### Recorded data

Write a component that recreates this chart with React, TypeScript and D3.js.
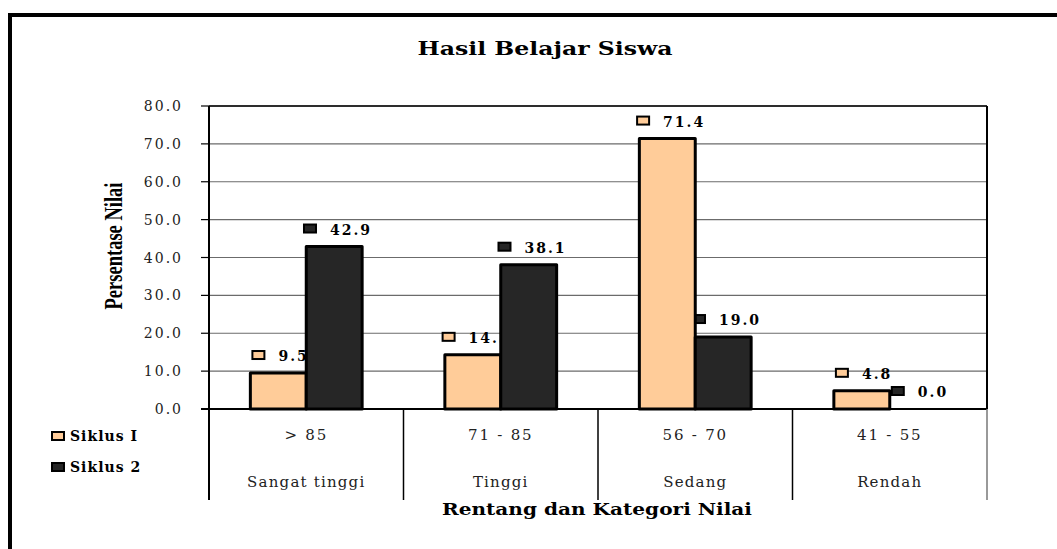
import * as d3 from "d3"

const ranges = ["> 85", "71 - 85", "56 - 70", "41 - 55"]
const kategori = ["Sangat tinggi", "Tinggi", "Sedang", "Rendah"]
const seriesNames = ["Siklus I", "Siklus 2"]
const siklus1 = [9.5, 14.3, 71.4, 4.8]
const siklus2 = [42.9, 38.1, 19.0, 0.0]
const yTicks = [0, 10, 20, 30, 40, 50, 60, 70, 80]

const colors = ["#FFCC99", "#262626"]
const serif = "'DejaVu Serif', serif"
const timesLike = "'Liberation Serif', serif"

export default function App() {
  const width = 1057
  const height = 549
  const plot = { left: 209, right: 987, top: 106, bottom: 409 }
  const tableBottom = 500

  const x = d3.scaleBand().domain(ranges).range([plot.left, plot.right])
  const xs = d3
    .scaleBand()
    .domain(seriesNames)
    .range([0, x.bandwidth()])
    .paddingInner(0)
    .paddingOuter(0.74)
  const y = d3.scaleLinear().domain([0, 80]).range([plot.bottom, plot.top])

  const values = [siklus1, siklus2]

  return (
    <svg
      width={width}
      height={height}
      style={{ position: "absolute", left: 0, top: 0, background: "#fff", fontFamily: serif }}
    >
      {/* bingkai luar */}
      <rect x={10} y={15} width={1200} height={700} fill="none" stroke="#000" strokeWidth={4} />

      <text x={545} y={55} textAnchor="middle" fontSize={19} fontWeight="bold" textLength={255} lengthAdjust="spacingAndGlyphs">
        Hasil Belajar Siswa
      </text>

      {/* grid + sumbu y */}
      {yTicks.map((t) => (
        <g key={t}>
          <line x1={plot.left} x2={plot.right} y1={y(t)} y2={y(t)} stroke="#6b6b6b" strokeWidth={1.2} />
          <line x1={201} x2={plot.left} y1={y(t)} y2={y(t)} stroke="#000" strokeWidth={1.2} />
          <text x={183} y={y(t) + 5} textAnchor="end" fontSize={14} letterSpacing={2} fill="#222">
            {t.toFixed(1)}
          </text>
        </g>
      ))}

      <text
        transform="translate(122,246) rotate(-90)"
        textAnchor="middle"
        fontSize={26}
        fontWeight="bold"
        fontFamily={timesLike}
        textLength={127}
        lengthAdjust="spacingAndGlyphs"
      >
        Persentase Nilai
      </text>

      {/* label data (di bawah batang) */}
      {ranges.map((r, i) =>
        seriesNames.map((s, j) => {
          const v = values[j][i]
          const cx = (x(r) ?? 0) + (xs(s) ?? 0) + xs.bandwidth() / 2
          const ly = y(v) - 18
          const label = v.toFixed(1)
          const w = 15 + 11 + label.length * 8.6
          const x0 = cx - w / 2
          return (
            <g key={`${r}-${s}`}>
              <rect x={x0} y={ly - 4} width={12} height={8} fill={colors[j]} stroke="#000" strokeWidth={2} />
              <text x={x0 + 26} y={ly + 6} fontSize={14} fontWeight="bold" letterSpacing={2}>
                {label}
              </text>
            </g>
          )
        })
      )}

      {/* batang */}
      {ranges.map((r, i) => (
        <g key={r}>
          {seriesNames.map((s, j) => {
            const bx = (x(r) ?? 0) + (xs(s) ?? 0)
            const v = values[j][i]
            return (
              <rect
                key={s}
                x={bx}
                y={y(v)}
                width={xs.bandwidth()}
                height={plot.bottom - y(v)}
                fill={colors[j]}
                stroke="#000"
                strokeWidth={3}
                strokeLinejoin="round"
              />
            )
          })}
        </g>
      ))}

      {/* bingkai plot */}
      <line x1={plot.left} x2={plot.right} y1={plot.top} y2={plot.top} stroke="#000" strokeWidth={1.5} />
      <line x1={plot.right} x2={plot.right} y1={plot.top} y2={plot.bottom} stroke="#000" strokeWidth={2} />
      <line x1={plot.left} x2={plot.left} y1={plot.top} y2={tableBottom} stroke="#000" strokeWidth={2} />
      <line x1={201} x2={plot.right} y1={plot.bottom} y2={plot.bottom} stroke="#000" strokeWidth={2} />

      {/* tabel kategori */}
      {ranges.map((r, i) => (
        <g key={r}>
          {i > 0 && (
            <line x1={x(r)} x2={x(r)} y1={plot.bottom} y2={tableBottom} stroke="#000" strokeWidth={1.5} />
          )}
          <text
            x={(x(r) ?? 0) + x.bandwidth() / 2}
            y={440}
            textAnchor="middle"
            fontSize={15}
            letterSpacing={1.8}
            fill="#222"
          >
            {r}
          </text>
          <text
            x={(x(r) ?? 0) + x.bandwidth() / 2}
            y={487}
            textAnchor="middle"
            fontSize={15}
            letterSpacing={1.2}
            fill="#222"
          >
            {kategori[i]}
          </text>
        </g>
      ))}
      <line x1={plot.right} x2={plot.right} y1={plot.bottom} y2={tableBottom} stroke="#777" strokeWidth={1.5} />

      {/* legenda */}
      {seriesNames.map((s, j) => (
        <g key={s} transform={`translate(52,${432 + j * 31})`}>
          <rect x={0} y={0} width={12} height={8} fill={colors[j]} stroke="#000" strokeWidth={2} />
          <text x={18} y={9} fontSize={14} fontWeight="bold" letterSpacing={1}>
            {s}
          </text>
        </g>
      ))}

      <text x={597} y={515} textAnchor="middle" fontSize={17} fontWeight="bold" textLength={310} lengthAdjust="spacingAndGlyphs">
        Rentang dan Kategori Nilai
      </text>
    </svg>
  )
}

######

# [Brief]
Copy out all the data without changing anything, and drop the pictures.

# [Exercise output]
Write a component that recreates this chart with React, TypeScript and D3.js.
import * as d3 from "d3"

const ranges = ["> 85", "71 - 85", "56 - 70", "41 - 55"]
const kategori = ["Sangat tinggi", "Tinggi", "Sedang", "Rendah"]
const seriesNames = ["Siklus I", "Siklus 2"]
const siklus1 = [9.5, 14.3, 71.4, 4.8]
const siklus2 = [42.9, 38.1, 19.0, 0.0]
const yTicks = [0, 10, 20, 30, 40, 50, 60, 70, 80]

const colors = ["#FFCC99", "#262626"]
const serif = "'DejaVu Serif', serif"
const timesLike = "'Liberation Serif', serif"

export default function App() {
  const width = 1057
  const height = 549
  const plot = { left: 209, right: 987, top: 106, bottom: 409 }
  const tableBottom = 500

  const x = d3.scaleBand().domain(ranges).range([plot.left, plot.right])
  const xs = d3
    .scaleBand()
    .domain(seriesNames)
    .range([0, x.bandwidth()])
    .paddingInner(0)
    .paddingOuter(0.74)
  const y = d3.scaleLinear().domain([0, 80]).range([plot.bottom, plot.top])

  const values = [siklus1, siklus2]

  return (
    <svg
      width={width}
      height={height}
      style={{ position: "absolute", left: 0, top: 0, background: "#fff", fontFamily: serif }}
    >
      {/* bingkai luar */}
      <rect x={10} y={15} width={1200} height={700} fill="none" stroke="#000" strokeWidth={4} />

      <text x={545} y={55} textAnchor="middle" fontSize={19} fontWeight="bold" textLength={255} lengthAdjust="spacingAndGlyphs">
        Hasil Belajar Siswa
      </text>

      {/* grid + sumbu y */}
      {yTicks.map((t) => (
        <g key={t}>
          <line x1={plot.left} x2={plot.right} y1={y(t)} y2={y(t)} stroke="#6b6b6b" strokeWidth={1.2} />
          <line x1={201} x2={plot.left} y1={y(t)} y2={y(t)} stroke="#000" strokeWidth={1.2} />
          <text x={183} y={y(t) + 5} textAnchor="end" fontSize={14} letterSpacing={2} fill="#222">
            {t.toFixed(1)}
          </text>
        </g>
      ))}

      <text
        transform="translate(122,246) rotate(-90)"
        textAnchor="middle"
        fontSize={26}
        fontWeight="bold"
        fontFamily={timesLike}
        textLength={127}
        lengthAdjust="spacingAndGlyphs"
      >
        Persentase Nilai
      </text>

      {/* label data (di bawah batang) */}
      {ranges.map((r, i) =>
        seriesNames.map((s, j) => {
          const v = values[j][i]
          const cx = (x(r) ?? 0) + (xs(s) ?? 0) + xs.bandwidth() / 2
          const ly = y(v) - 18
          const label = v.toFixed(1)
          const w = 15 + 11 + label.length * 8.6
          const x0 = cx - w / 2
          return (
            <g key={`${r}-${s}`}>
              <rect x={x0} y={ly - 4} width={12} height={8} fill={colors[j]} stroke="#000" strokeWidth={2} />
              <text x={x0 + 26} y={ly + 6} fontSize={14} fontWeight="bold" letterSpacing={2}>
                {label}
              </text>
            </g>
          )
        })
      )}

      {/* batang */}
      {ranges.map((r, i) => (
        <g key={r}>
          {seriesNames.map((s, j) => {
            const bx = (x(r) ?? 0) + (xs(s) ?? 0)
            const v = values[j][i]
            return (
              <rect
                key={s}
                x={bx}
                y={y(v)}
                width={xs.bandwidth()}
                height={plot.bottom - y(v)}
                fill={colors[j]}
                stroke="#000"
                strokeWidth={3}
                strokeLinejoin="round"
              />
            )
          })}
        </g>
      ))}

      {/* bingkai plot */}
      <line x1={plot.left} x2={plot.right} y1={plot.top} y2={plot.top} stroke="#000" strokeWidth={1.5} />
      <line x1={plot.right} x2={plot.right} y1={plot.top} y2={plot.bottom} stroke="#000" strokeWidth={2} />
      <line x1={plot.left} x2={plot.left} y1={plot.top} y2={tableBottom} stroke="#000" strokeWidth={2} />
      <line x1={201} x2={plot.right} y1={plot.bottom} y2={plot.bottom} stroke="#000" strokeWidth={2} />

      {/* tabel kategori */}
      {ranges.map((r, i) => (
        <g key={r}>
          {i > 0 && (
            <line x1={x(r)} x2={x(r)} y1={plot.bottom} y2={tableBottom} stroke="#000" strokeWidth={1.5} />
          )}
          <text
            x={(x(r) ?? 0) + x.bandwidth() / 2}
            y={440}
            textAnchor="middle"
            fontSize={15}
            letterSpacing={1.8}
            fill="#222"
          >
            {r}
          </text>
          <text
            x={(x(r) ?? 0) + x.bandwidth() / 2}
            y={487}
            textAnchor="middle"
            fontSize={15}
            letterSpacing={1.2}
            fill="#222"
          >
            {kategori[i]}
          </text>
        </g>
      ))}
      <line x1={plot.right} x2={plot.right} y1={plot.bottom} y2={tableBottom} stroke="#777" strokeWidth={1.5} />

      {/* legenda */}
      {seriesNames.map((s, j) => (
        <g key={s} transform={`translate(52,${432 + j * 31})`}>
          <rect x={0} y={0} width={12} height={8} fill={colors[j]} stroke="#000" strokeWidth={2} />
          <text x={18} y={9} fontSize={14} fontWeight="bold" letterSpacing={1}>
            {s}
          </text>
        </g>
      ))}

      <text x={597} y={515} textAnchor="middle" fontSize={17} fontWeight="bold" textLength={310} lengthAdjust="spacingAndGlyphs">
        Rentang dan Kategori Nilai
      </text>
    </svg>
  )
}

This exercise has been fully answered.